The actor, who performed a medley of the singer's hits in character as the delusional DJ for Comic Relief and later incorporated the sketch into his stage show, revealed the Wuthering Heights singer was impressed by his performance.
Appearing on a BBC documentary, he said: "It was fun to do. People laughed and Kate Bush came to the last night of my show to see it when we performed in the West End, she said 'It's so nice to hear all those songs again'."
Coogan, who described Bush's eccentric style as "a gift for satirists", revealed he had tried to tempt her back to performing years ago but failed.
He said: "She rang me to tell me why and it turned into a long conversation about performing on stage, how terrifying it can be, and how she hadn't done it for a long, long time and she felt just a bit scared by the prospect of going out there again."
The tickets for Bush's August comeback sold out in less than 15 minutes as fans went on-line in their thousands to buy them.

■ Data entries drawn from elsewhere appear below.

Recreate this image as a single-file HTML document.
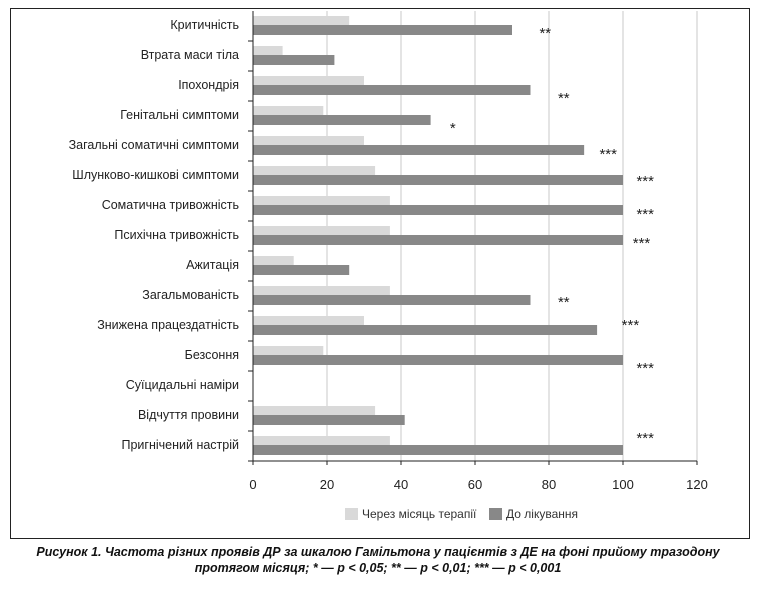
<!DOCTYPE html>
<html><head><meta charset="utf-8"><style>
body{margin:0;background:#fff;width:757px;height:586px;overflow:hidden;font-family:"Liberation Sans",Arial,sans-serif}
</style></head><body>
<svg width="757" height="586" id="c" font-family="Liberation Sans, sans-serif">
<rect x="10.5" y="8.5" width="739" height="530" fill="none" stroke="#222" stroke-width="1"/>
<g id="grid"></g><g id="bars"></g><g id="labels"></g><g id="stars"></g><g id="axis"></g>
<g>
<rect x="345" y="508" width="13" height="12" fill="#d9d9d9"/>
<text x="362" y="518" font-size="12" fill="#333">Через місяць терапії</text>
<rect x="489" y="508" width="13" height="12" fill="#888"/>
<text x="506" y="518" font-size="12" fill="#333">До лікування</text>
</g>
<text x="378" y="556" font-size="12.5" font-weight="bold" font-style="italic" text-anchor="middle" fill="#111">Рисунок 1. Частота різних проявів ДР за шкалою Гамільтона у пацієнтів з ДЕ на фоні прийому тразодону</text>
<text x="378" y="572" font-size="12.5" font-weight="bold" font-style="italic" text-anchor="middle" fill="#111">протягом місяця; * — p &lt; 0,05; ** — p &lt; 0,01; *** — p &lt; 0,001</text>
</svg>
<script>
const categories=["Критичність","Втрата маси тіла","Іпохондрія","Генітальні симптоми","Загальні соматичні симптоми","Шлунково-кишкові симптоми","Соматична тривожність","Психічна тривожність","Ажитація","Загальмованість","Знижена працездатність","Безсоння","Суїцидальні наміри","Відчуття провини","Пригнічений настрій"];
const afterTherapy=[26,8,30,19,30,33,37,37,11,37,30,19,0,33,37];
const beforeTreatment=[70,22,75,48,89.5,100,100,100,26,75,93,100,0,41,100];
const significance=["**","","**","*","***","***","***","***","","**","***","***","","","***"];
const starX=[79,0,84,54,96,106,106,105,0,84,102,106,0,0,106];
const starDy=[22,0,27,27,23,20,23,22,0,21,14,27,0,0,7];
const ticks=[0,20,40,60,80,100,120];
const NS="http://www.w3.org/2000/svg";
const x0=253,x1=697,topY=11,band=30,xmax=120;
const X=v=>x0+v/xmax*(x1-x0);
const Y=i=>topY+i*band;
function mk(p,t,a){const e=document.createElementNS(NS,t);for(const k in a)e.setAttribute(k,a[k]);document.getElementById(p).appendChild(e);return e;}
ticks.forEach(t=>{
 if(t>0){const g=mk("grid","line",{x1:X(t),x2:X(t),y1:topY,y2:461,stroke:"#c8c8c8","stroke-width":1});
 
 }
 const l=mk("axis","text",{x:X(t),y:489,"font-size":13,"text-anchor":"middle",fill:"#222"});l.textContent=t;
 
 
});
const ax=mk("axis","line",{x1:x0,x2:x1,y1:461,y2:461,stroke:"#222","stroke-width":1});


const ay=mk("axis","line",{x1:x0,x2:x0,y1:topY,y2:465,stroke:"#222","stroke-width":1});


ticks.forEach(t=>{const k=mk("axis","line",{x1:X(t),x2:X(t),y1:461,y2:465,stroke:"#222"});
 
 });
const k2=mk("axis","line",{x1:x0-5,x2:x0,y1:461,y2:461,stroke:"#222"});


categories.forEach((c,i)=>{
 const y=Y(i);
 if(i>0){const k=mk("axis","line",{x1:x0-5,x2:x0,y1:y,y2:y,stroke:"#222"});
 
 }
 const a=mk("bars","rect",{x:x0,y:y+5,width:X(afterTherapy[i])-x0,height:9,fill:"#d9d9d9"});
 
 
 const b=mk("bars","rect",{x:x0,y:y+14,width:X(beforeTreatment[i])-x0,height:10,fill:"#888"});
 
 
 const t=mk("labels","text",{x:239,y:y+18,"font-size":12.5,"text-anchor":"end",fill:"#222"});t.textContent=c;
 
 
 if(significance[i]){const s=mk("stars","text",{x:X(starX[i]),y:y+starDy[i]+5,"font-size":15,"text-anchor":"middle",fill:"#222"});s.textContent=significance[i];
 
 }
});
</script>
</body></html>
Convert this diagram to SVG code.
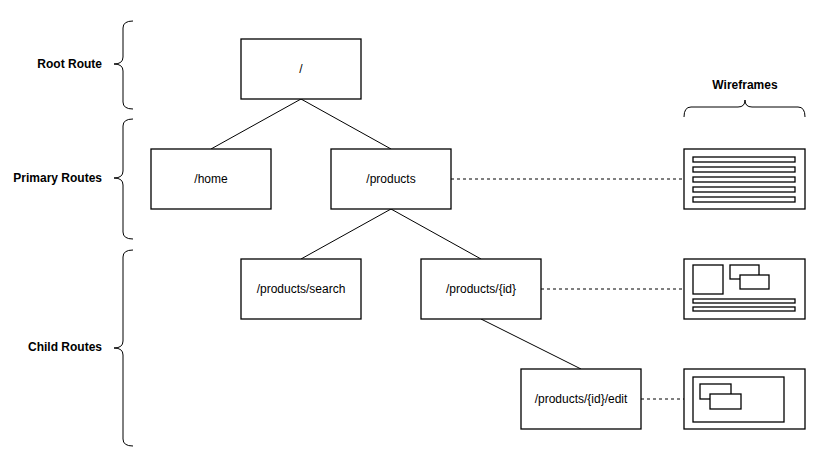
<svg xmlns="http://www.w3.org/2000/svg" width="833" height="467" viewBox="0 0 833 467">
<style>
.node rect{fill:#fff;stroke:#000;stroke-width:1.3}
.node text{font-family:"Liberation Sans",Arial,sans-serif;font-size:12px;fill:#000;text-anchor:middle;dominant-baseline:central}
.lbl{font-family:"Liberation Sans",Arial,sans-serif;font-size:12px;font-weight:bold;fill:#000;dominant-baseline:central}
.edge{stroke:#000;stroke-width:1;fill:none}
.dash{stroke:#000;stroke-width:1;fill:none;stroke-dasharray:3 3}
.brace{stroke:#000;stroke-width:1;fill:none}
.wf rect{fill:#fff;stroke:#000;stroke-width:1.3}
</style>
<rect width="833" height="467" fill="#fff"/>
<g id="braces">
<path class="brace" d="M133,21 Q123,21 123,28 L123,57 Q123,64 114,64 Q123,64 123,71 L123,102 Q123,109 133,109"/>
<path class="brace" d="M133,119 Q123,119 123,126 L123,171 Q123,178 114,178 Q123,178 123,185 L123,232 Q123,239 133,239"/>
<path class="brace" d="M133,250 Q123,250 123,257 L123,341 Q123,348 114,348 Q123,348 123,355 L123,439 Q123,446 133,446"/>
<path class="brace" d="M684,117 Q684,107 691,107 L738,107 Q745,107 745,100 Q745,107 752,107 L798,107 Q805,107 805,117"/>
</g>
<g id="labels">
<text class="lbl" x="102" y="64" text-anchor="end">Root Route</text>
<text class="lbl" x="102" y="178" text-anchor="end">Primary Routes</text>
<text class="lbl" x="102" y="347" text-anchor="end">Child Routes</text>
<text class="lbl" x="745" y="85" text-anchor="middle">Wireframes</text>
</g>
<g id="connectors">
<path class="edge" d="M301,99 L211,149"/>
<path class="edge" d="M301,99 L391,149"/>
<path class="edge" d="M391,209 L301,259"/>
<path class="edge" d="M391,209 L481,259"/>
<path class="edge" d="M481,319 L581,369"/>
<path class="dash" d="M451,179 L684,179"/>
<path class="dash" d="M541,289 L684,289"/>
<path class="dash" d="M641,399 L684,399"/>
</g>
<g id="node-root" class="node"><rect x="241" y="39" width="120" height="60"/><text x="301" y="69">/</text></g>
<g id="node-home" class="node"><rect x="151" y="149" width="120" height="60"/><text x="211" y="179">/home</text></g>
<g id="node-products" class="node"><rect x="331" y="149" width="120" height="60"/><text x="391" y="179">/products</text></g>
<g id="node-search" class="node"><rect x="241" y="259" width="120" height="60"/><text x="301" y="289">/products/search</text></g>
<g id="node-id" class="node"><rect x="421" y="259" width="120" height="60"/><text x="481" y="289">/products/{id}</text></g>
<g id="node-edit" class="node"><rect x="521" y="369" width="120" height="60"/><text x="581" y="399">/products/{id}/edit</text></g>
<g id="wf-list" class="wf">
<rect x="684" y="149" width="121" height="60"/>
<rect x="693" y="157" width="102" height="5"/>
<rect x="693" y="167" width="102" height="5"/>
<rect x="693" y="177" width="102" height="5"/>
<rect x="693" y="187" width="102" height="5"/>
<rect x="693" y="197" width="102" height="5"/>
</g>
<g id="wf-detail" class="wf">
<rect x="684" y="259" width="121" height="60"/>
<rect x="693" y="265" width="30" height="29"/>
<rect x="730" y="265" width="29" height="14"/>
<rect x="740" y="275" width="29" height="14"/>
<rect x="693" y="299" width="102" height="4"/>
<rect x="693" y="307" width="102" height="4"/>
</g>
<g id="wf-edit" class="wf">
<rect x="684" y="369" width="121" height="60"/>
<rect x="693" y="377" width="91" height="45"/>
<rect x="700" y="384" width="31" height="15"/>
<rect x="710" y="394" width="31" height="15"/>
</g>
</svg>
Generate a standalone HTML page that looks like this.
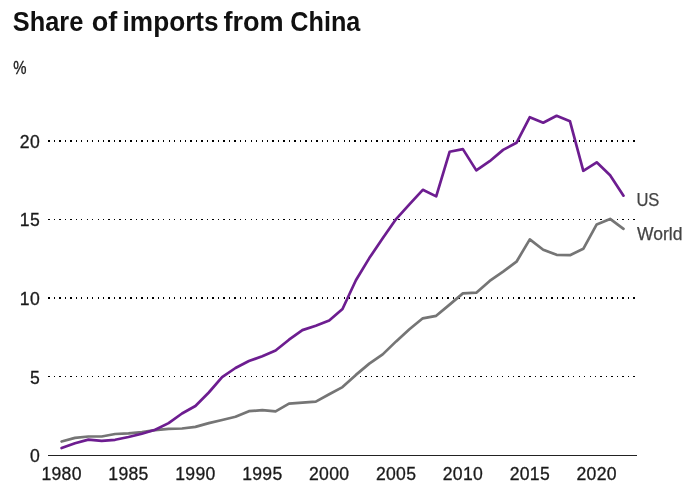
<!DOCTYPE html>
<html lang="en"><head><meta charset="utf-8"><title>Share of imports from China</title>
<style>
html,body{margin:0;padding:0;background:#fff}
svg{display:block;will-change:transform;font-family:"Liberation Sans",sans-serif}
.t{font-weight:bold;font-size:27.5px;fill:#111}
.a text{font-size:17.6px;fill:#1a1a1a;stroke:#1a1a1a;stroke-width:0.3px;letter-spacing:0.3px}
.l text{font-size:17.5px;fill:#444;stroke:#444;stroke-width:0.25px}
</style></head><body>
<svg width="684" height="497" viewBox="0 0 684 497">
<rect width="684" height="497" fill="#fff"/>
<text class="t" y="30.7"><tspan x="12.8" textLength="70.5" lengthAdjust="spacingAndGlyphs">Share</tspan> <tspan x="91.8" textLength="25.5" lengthAdjust="spacingAndGlyphs">of</tspan> <tspan x="122.6" textLength="96" lengthAdjust="spacingAndGlyphs">imports</tspan> <tspan x="223.4" textLength="60.2" lengthAdjust="spacingAndGlyphs">from</tspan> <tspan x="290.3" textLength="70" lengthAdjust="spacingAndGlyphs">China</tspan></text>
<g class="a">
<text x="13.3" y="73.6" letter-spacing="0" stroke="none" textLength="13.5" lengthAdjust="spacingAndGlyphs">%</text>
<text x="40" y="462.2" text-anchor="end">0</text>
<text x="40" y="383.6" text-anchor="end">5</text>
<text x="40" y="305.0" text-anchor="end">10</text>
<text x="40" y="226.4" text-anchor="end">15</text>
<text x="40" y="147.8" text-anchor="end">20</text>
<text x="61.6" y="480" text-anchor="middle">1980</text>
<text x="128.5" y="480" text-anchor="middle">1985</text>
<text x="195.4" y="480" text-anchor="middle">1990</text>
<text x="262.3" y="480" text-anchor="middle">1995</text>
<text x="329.2" y="480" text-anchor="middle">2000</text>
<text x="396.1" y="480" text-anchor="middle">2005</text>
<text x="462.9" y="480" text-anchor="middle">2010</text>
<text x="529.8" y="480" text-anchor="middle">2015</text>
<text x="596.7" y="480" text-anchor="middle">2020</text>
</g>
<line x1="48.3" x2="636.6" y1="140.8" y2="140.8" stroke="#000" stroke-width="1.9" stroke-dasharray="1.35 4.117" shape-rendering="crispEdges"/>
<line x1="48.3" x2="636.6" y1="219.4" y2="219.4" stroke="#000" stroke-width="1" stroke-dasharray="1.35 4.117" shape-rendering="crispEdges"/>
<line x1="48.3" x2="636.6" y1="298.0" y2="298.0" stroke="#000" stroke-width="1.9" stroke-dasharray="1.35 4.117" shape-rendering="crispEdges"/>
<line x1="48.3" x2="636.6" y1="376.6" y2="376.6" stroke="#000" stroke-width="1" stroke-dasharray="1.35 4.117" shape-rendering="crispEdges"/>
<line x1="48.3" x2="636.6" y1="455.5" y2="455.5" stroke="#222" stroke-width="1" shape-rendering="crispEdges"/>
<path d="M61.6,441.5 L75.0,437.9 L88.4,436.5 L101.7,436.5 L115.1,434.0 L128.5,433.3 L141.9,432.2 L155.2,430.2 L168.6,428.9 L182.0,428.5 L195.4,426.9 L208.8,423.1 L222.1,420.0 L235.5,416.8 L248.9,411.2 L262.3,410.2 L275.6,411.3 L289.0,403.6 L302.4,402.7 L315.8,401.6 L329.2,394.2 L342.5,387.1 L355.9,374.9 L369.3,363.6 L382.7,354.4 L396.1,341.4 L409.4,329.3 L422.8,318.3 L436.2,315.8 L449.6,304.6 L462.9,293.4 L476.3,292.7 L489.7,280.9 L503.1,271.6 L516.5,261.7 L529.8,239.4 L543.2,249.7 L556.6,254.8 L570.0,255.2 L583.3,248.8 L596.7,224.4 L610.1,218.9 L623.5,228.8" fill="none" stroke="#757575" stroke-width="2.7" stroke-linejoin="round" stroke-linecap="round"/>
<path d="M61.6,448.1 L75.0,443.3 L88.4,439.6 L101.7,440.9 L115.1,439.8 L128.5,437.0 L141.9,433.7 L155.2,429.7 L168.6,423.1 L182.0,413.5 L195.4,406.0 L208.8,392.5 L222.1,377.1 L235.5,368.0 L248.9,361.0 L262.3,356.3 L275.6,350.5 L289.0,339.7 L302.4,330.1 L315.8,325.7 L329.2,320.6 L342.5,309.0 L355.9,280.2 L369.3,258.1 L382.7,238.3 L396.1,219.1 L409.4,204.3 L422.8,189.8 L436.2,196.4 L449.6,151.8 L462.9,149.1 L476.3,170.4 L489.7,161.2 L503.1,149.9 L516.5,142.8 L529.8,117.2 L543.2,122.7 L556.6,115.8 L570.0,121.3 L583.3,170.8 L596.7,162.3 L610.1,175.2 L623.5,195.7" fill="none" stroke="#6d1d90" stroke-width="2.7" stroke-linejoin="round" stroke-linecap="round"/>
<g class="l">
<text x="636.4" y="205.7" textLength="23" lengthAdjust="spacingAndGlyphs">US</text>
<text x="637" y="240">World</text>
</g>
</svg>
</body></html>
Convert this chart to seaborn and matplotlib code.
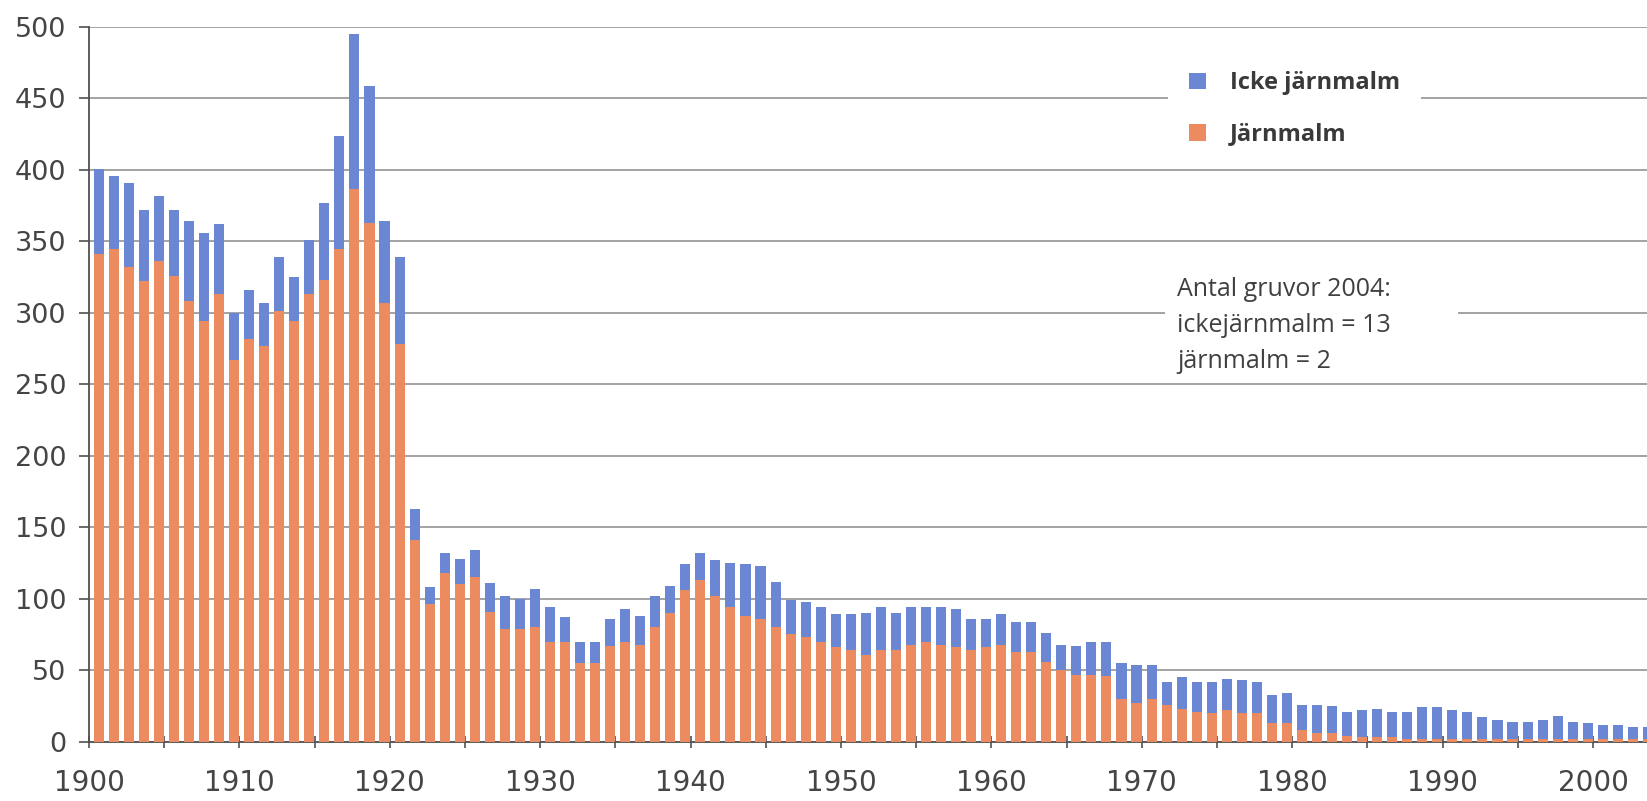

The London gigs mark the singer's return to the stage more than three decades after her one and only tour and to the same venue, the Hammersmith Apollo, where she effectively retired from live performances after six weeks on the road in 1979.
She was just 20 when she completed The Tour Of Life with three dates at what was then called the Hammersmith Odeon, after topping the charts with Wuthering Heights the previous year, becoming the first woman to go to number one singing one of her own songs.
For long periods she has largely withdrawn from public life to bring up her son, Bertie.
Her reappearances have been sporadic. Her 2005 album Aerial was her first release for 12 years, although in recent years her work rate has become a little more prolific, with a collection of reworked songs from earlier albums called The Director's Cut as well as a themed album of songs about snow.
BBC4's The Kate Bush Story: Running Up That Hill, which features interviews with celebrity fans including Tori Amos and Jo Brand, will be broadcast on August 22.